No se duda de que la conversación Harris-Castro haya sido simbólica y significativa, pues abordaron temas como la migración, la lucha contra la corrupción y la situación económica, pero el hecho es que la protección que provee el TPS es un tema más concreto que debe tener una respuesta expedita en lo doméstico. En pocas palabras, no hay tiempo que perder.
Es decir, no hace falta ser un genio ni hacen falta comités especiales para comprender a cabalidad las causas de la migración centroamericana, especialmente hacia Estados Unidos. Los ya conocidos flagelos de hambre, desempleo, corrupción y violencia son exacerbados por los desastres naturales que han aquejado a la región, eso sin contar el efecto letal de la pandemia del Covid. Tampoco hay que ser un genio para concluir que ahora no es el mejor momento para deportar a cientos de miles de centroamericanos a sus países de origen, que son incapaces de absorberlos. Más bien son esos indocumentados los que con sus remesas enviadas desde Estados Unidos contribuyen al sostenimiento de sus familiares y, por ende, de sus naciones.
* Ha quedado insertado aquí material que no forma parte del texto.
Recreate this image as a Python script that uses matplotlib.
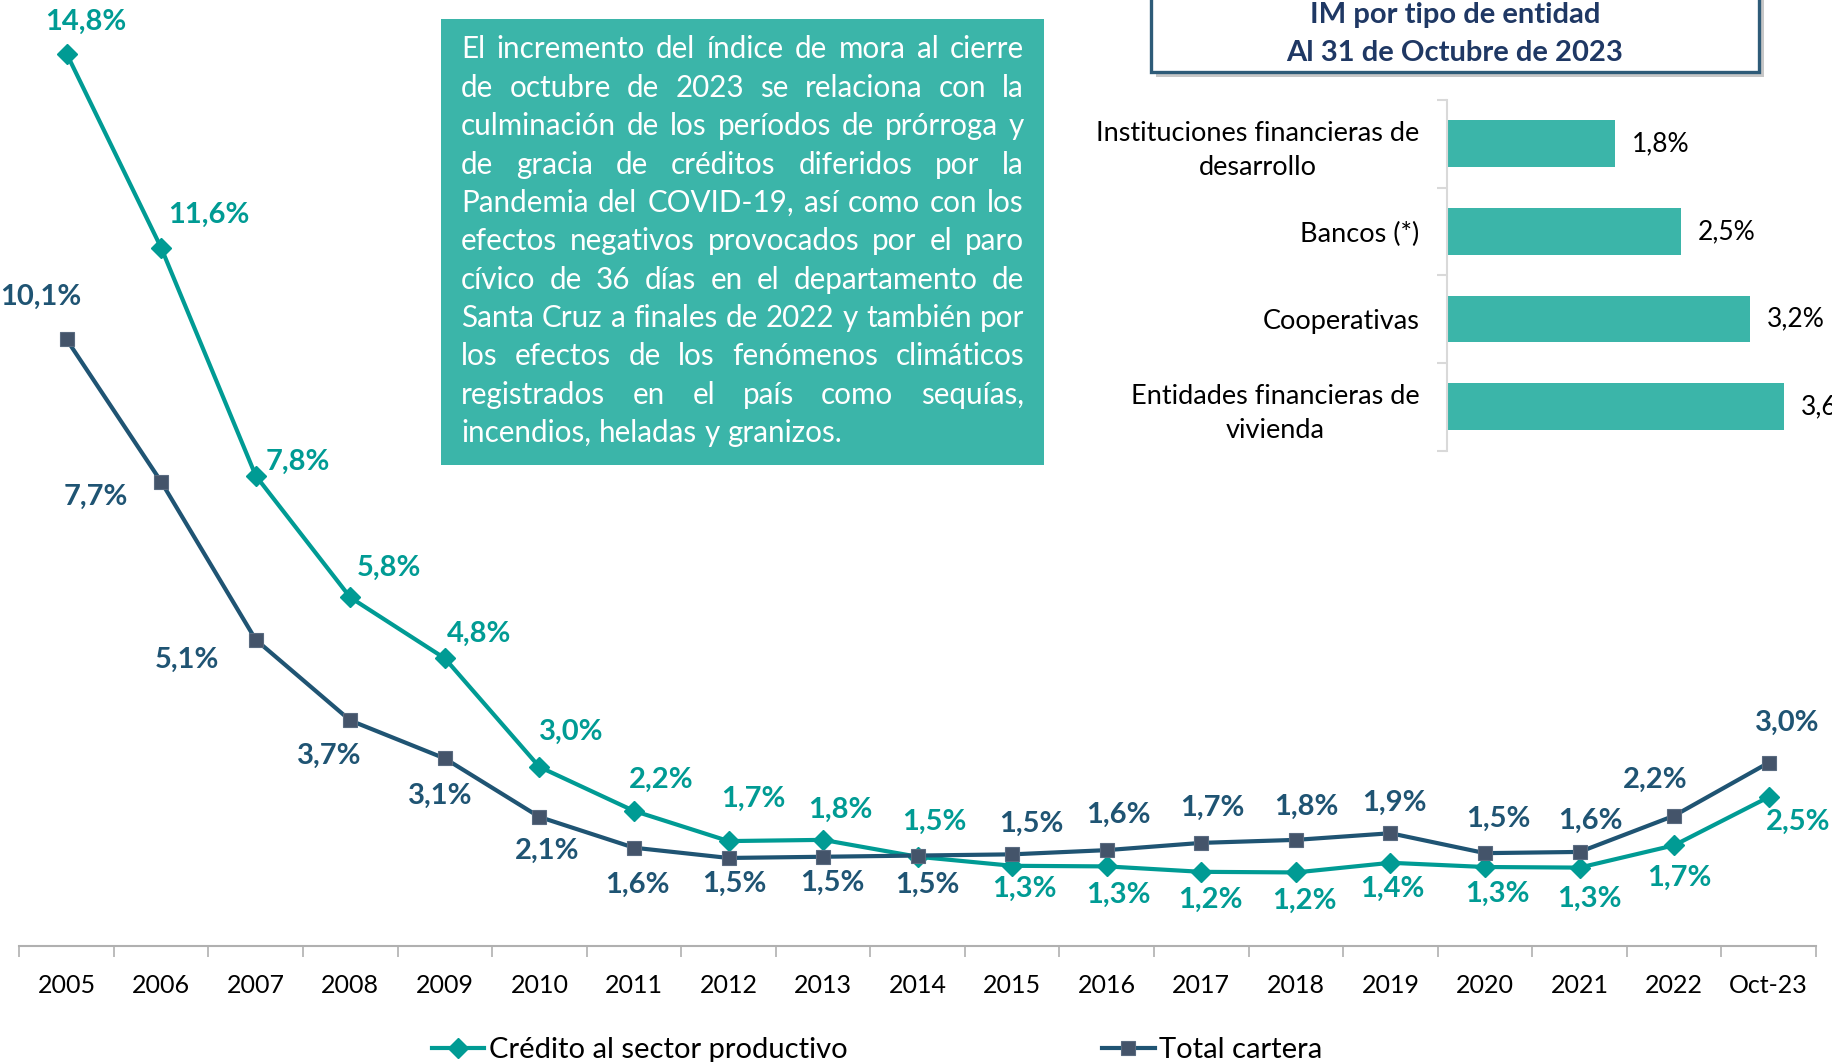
import matplotlib
matplotlib.use("Agg")
import matplotlib.pyplot as plt
from matplotlib.patches import Rectangle
import numpy as np

plt.rcParams['font.family'] = ['Lato', 'DejaVu Sans']

# ---------------- data ----------------
years = ["2005", "2006", "2007", "2008", "2009", "2010", "2011", "2012", "2013",
         "2014", "2015", "2016", "2017", "2018", "2019", "2020", "2021", "2022", "Oct-23"]
credito = [14.80, 11.58, 7.80, 5.78, 4.77, 2.97, 2.24, 1.74, 1.76, 1.48, 1.33, 1.32,
           1.23, 1.22, 1.38, 1.31, 1.30, 1.67, 2.47]
total = [10.06, 7.70, 5.08, 3.74, 3.11, 2.14, 1.63, 1.46, 1.48, 1.50, 1.52, 1.59,
         1.71, 1.76, 1.87, 1.54, 1.56, 2.16, 3.04]
series_names = ["Crédito al sector productivo", "Total cartera"]

entidades = ["Instituciones financieras de\ndesarrollo", "Bancos (*)", "Cooperativas",
             "Entidades financieras de\nvivienda"]
im_entidad = [1.80, 2.50, 3.24, 3.60]

title_lines = ["IM por tipo de entidad", "Al 31 de Octubre de 2023"]
note_lines = [
    "El incremento del índice de mora al cierre",
    "de octubre de 2023 se relaciona con la",
    "culminación de los períodos de prórroga y",
    "de gracia de créditos diferidos por la",
    "Pandemia del COVID-19, así como con los",
    "efectos negativos provocados por el paro",
    "cívico de 36 días en el departamento de",
    "Santa Cruz a finales de 2022 y también por",
    "los efectos de los fenómenos climáticos",
    "registrados en el país como sequías,",
    "incendios, heladas y granizos.",
]

# label offsets (layout, in reference display px; x right, y down)
off_cred = [(16, -27), (41, -28), (36, -12), (33, -25), (29, -21), (27, -30), (23, -27),
            (21, -36), (15, -26), (14, -30), (10, 20), (10, 24), (8, 24), (7, 24),
            (2, 22), (11, 23), (8, 27), (4, 28), (25, 21)]
off_tot = [(-22, -36), (-56, 13), (-59, 17), (-18, 30), (-4, 32), (7, 29), (3, 32),
           (5, 22), (8, 22), (8, 25), (16, -26), (10, -30), (9, -30), (9, -28),
           (3, -26), (11, -29), (9, -27), (-16, -31), (16, -34)]
SC = 1.169

# ---------------- colours ----------------
C_CRED = "#009B94"
C_TOT_LINE = "#1F5473"
C_TOT_MARK = "#44546A"
C_TEAL = "#3BB5A9"
C_TITLE = "#1F3864"

W, H = 1833, 1062
fig = plt.figure(figsize=(W / 100, H / 100), dpi=100)

def fx(px):
    return px / W

def fy(px_from_top):
    return (H - px_from_top) / H

# ---------------- line chart ----------------
AX_L, AX_R, AX_B = 19.3, 1816, 946
PX_PER_PCT = 60.3
ax = fig.add_axes([fx(AX_L), fy(AX_B), fx(AX_R - AX_L), AX_B / H])
ax.patch.set_visible(False)
x = np.arange(len(years))
l1, = ax.plot(x, credito, color=C_CRED, lw=3, marker='D', ms=10, mfc=C_CRED, mec=C_CRED,
              label=series_names[0], zorder=3)
l2, = ax.plot(x, total, color=C_TOT_LINE, lw=3, marker='s', ms=10, mfc=C_TOT_MARK,
              mec="#5A6B80", mew=0.8, label=series_names[1], zorder=4)
ax.set_xlim(-0.5, len(years) - 0.5)
ax.set_ylim(0, AX_B / PX_PER_PCT)
for s in ["left", "right", "top"]:
    ax.spines[s].set_visible(False)
ax.spines["bottom"].set_color("#B0B0B0")
ax.spines["bottom"].set_linewidth(1.5)
ax.set_yticks([])
ax.set_xticks(x)
ax.set_xticklabels(years, fontsize=18)
ax.set_xticks(np.arange(-0.5, len(years), 1.0), minor=True)
ax.tick_params(axis='x', which='major', length=0, pad=20)
ax.tick_params(axis='x', which='minor', length=8, color="#B0B0B0", width=1.2)

def fmt(v):
    return f"{v:.1f}".replace(".", ",") + "%"

for i, v in enumerate(credito):
    dx, dy = off_cred[i]
    ax.annotate(fmt(v), (x[i], v), xytext=(dx * SC, -dy * SC), textcoords='offset pixels',
                ha='center', va='center', fontsize=21, fontweight='bold', color=C_CRED,
                zorder=6)
for i, v in enumerate(total):
    dx, dy = off_tot[i]
    ax.annotate(fmt(v), (x[i], v), xytext=(dx * SC, -dy * SC), textcoords='offset pixels',
                ha='center', va='center', fontsize=21, fontweight='bold', color=C_TOT_LINE,
                zorder=6)

# ---------------- bar chart ----------------
BX_L, BX_T, BX_B = 1447, 100, 450.6
PX_PER_PCT_BAR = 93.5
bx = fig.add_axes([fx(BX_L), fy(BX_B), fx(W - BX_L), (BX_B - BX_T) / H])
bx.patch.set_visible(False)
yb = np.arange(len(entidades))
bx.barh(yb, im_entidad, height=0.533, color=C_TEAL)
bx.set_xlim(0, (W - BX_L) / PX_PER_PCT_BAR)
bx.set_ylim(len(entidades) - 0.5, -0.5)
for s in ["right", "top", "bottom"]:
    bx.spines[s].set_visible(False)
bx.spines["left"].set_color("#D9D9D9")
bx.spines["left"].set_linewidth(1.5)
bx.set_xticks([])
bx.set_yticks(yb)
bx.set_yticklabels(entidades, fontsize=19.5, linespacing=1.45)
for t in bx.get_yticklabels():
    t.set_multialignment('center')
bx.set_yticks(np.arange(-0.5, len(entidades), 1.0), minor=True)
bx.tick_params(axis='y', which='major', length=0, pad=20)
bx.tick_params(axis='y', which='minor', length=7, color="#D9D9D9", width=1.5)
for i, v in enumerate(im_entidad):
    bx.annotate(fmt(v), (v, yb[i]), xytext=(17, 0), textcoords='offset pixels',
                ha='left', va='center', fontsize=19, color="black",
                annotation_clip=False)

# ---------------- overlay (boxes, title, legend) ----------------
ov = fig.add_axes([0, 0, 1, 1])
ov.set_xlim(0, W)
ov.set_ylim(H, 0)
ov.axis('off')
ov.patch.set_visible(False)

# note box
ov.add_patch(Rectangle((441, 19), 603, 446, facecolor=C_TEAL, edgecolor='none'))
renderer = fig.canvas.get_renderer()

def text_w(s, fs):
    t = ov.text(0, 0, s, fontsize=fs)
    w = t.get_window_extent(renderer).width
    t.remove()
    return w

TX_L, TX_R = 461, 1024
TW = TX_R - TX_L
fs = 21.5
for _ in range(4):
    sp = text_w("a a", fs) - text_w("aa", fs)
    nat = max(sum(text_w(w, fs) for w in ln.split()) + sp * (len(ln.split()) - 1)
              for ln in note_lines)
    if nat > TW:
        fs *= TW / nat * 0.995
    else:
        break
sp = text_w("a a", fs) - text_w("aa", fs)
for i, ln in enumerate(note_lines):
    words = ln.split()
    ws = [text_w(w, fs) for w in words]
    yb_ = 58.5 + i * 38.34
    if i == len(note_lines) - 1:
        gap = sp
    else:
        gap = (TW - sum(ws)) / (len(words) - 1)
    xc = TX_L
    for w, wd in zip(words, ws):
        ov.text(xc, yb_, w, fontsize=fs, color='white', ha='left', va='baseline')
        xc += wd + gap

# title box with shadow
ov.add_patch(Rectangle((1156, -5), 608, 82, facecolor="#9A9A9A", edgecolor='none',
                       alpha=0.55))
ov.add_patch(Rectangle((1151, -5), 608, 77, facecolor='white', edgecolor="#2E5B78",
                       linewidth=2.4))
ov.text(1455, 23, title_lines[0], fontsize=21, fontweight='bold', color=C_TITLE,
        ha='center', va='baseline')
ov.text(1455, 61, title_lines[1], fontsize=21, fontweight='bold', color=C_TITLE,
        ha='center', va='baseline')

# legends
fig.legend(handles=[l1], loc='center left', bbox_to_anchor=(fx(432), fy(1050)),
           frameon=False, fontsize=21, handlelength=1.8, handletextpad=0.15,
           borderpad=0, borderaxespad=0)
fig.legend(handles=[l2], loc='center left', bbox_to_anchor=(fx(1102), fy(1050)),
           frameon=False, fontsize=21, handlelength=1.8, handletextpad=0.15,
           borderpad=0, borderaxespad=0)

fig.savefig("out.png", dpi=100)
Basta reconocer que la migración centroamericana aporta valiosísima mano de obra a industrias tan importantes de la economía estadounidense —como la de la construcción, jardinería, restaurantera y otros servicios—, para darse cuenta de su necesidad y de su papel esencial, más allá de que han logrado echar profundas raíces familiares en el país.
De hecho, un estudio del Immigrant Legal Resource Center calcula que perder esos trabajadores con TPS representaría una merma de $4.5 mil millones del Producto Interno Bruto (PIB) por año. Asimismo, en una década el Seguro Social y Medicare dejarían perder $6.9 mil millones en contribuciones, además de que deportar tanta gente costaría más de $3 mil millones.
Si no hay forma de resucitar alguna iniciativa migratoria a nivel legislativo, lo correcto, moral, humano y práctico es que el presidente Biden reautorice el TPS para Honduras, El Salvador y Nicaragua, y designe a Guatemala para el mismo beneficio. Es lo mínimo que podría hacer ante la ausencia de la prometida reforma migratoria.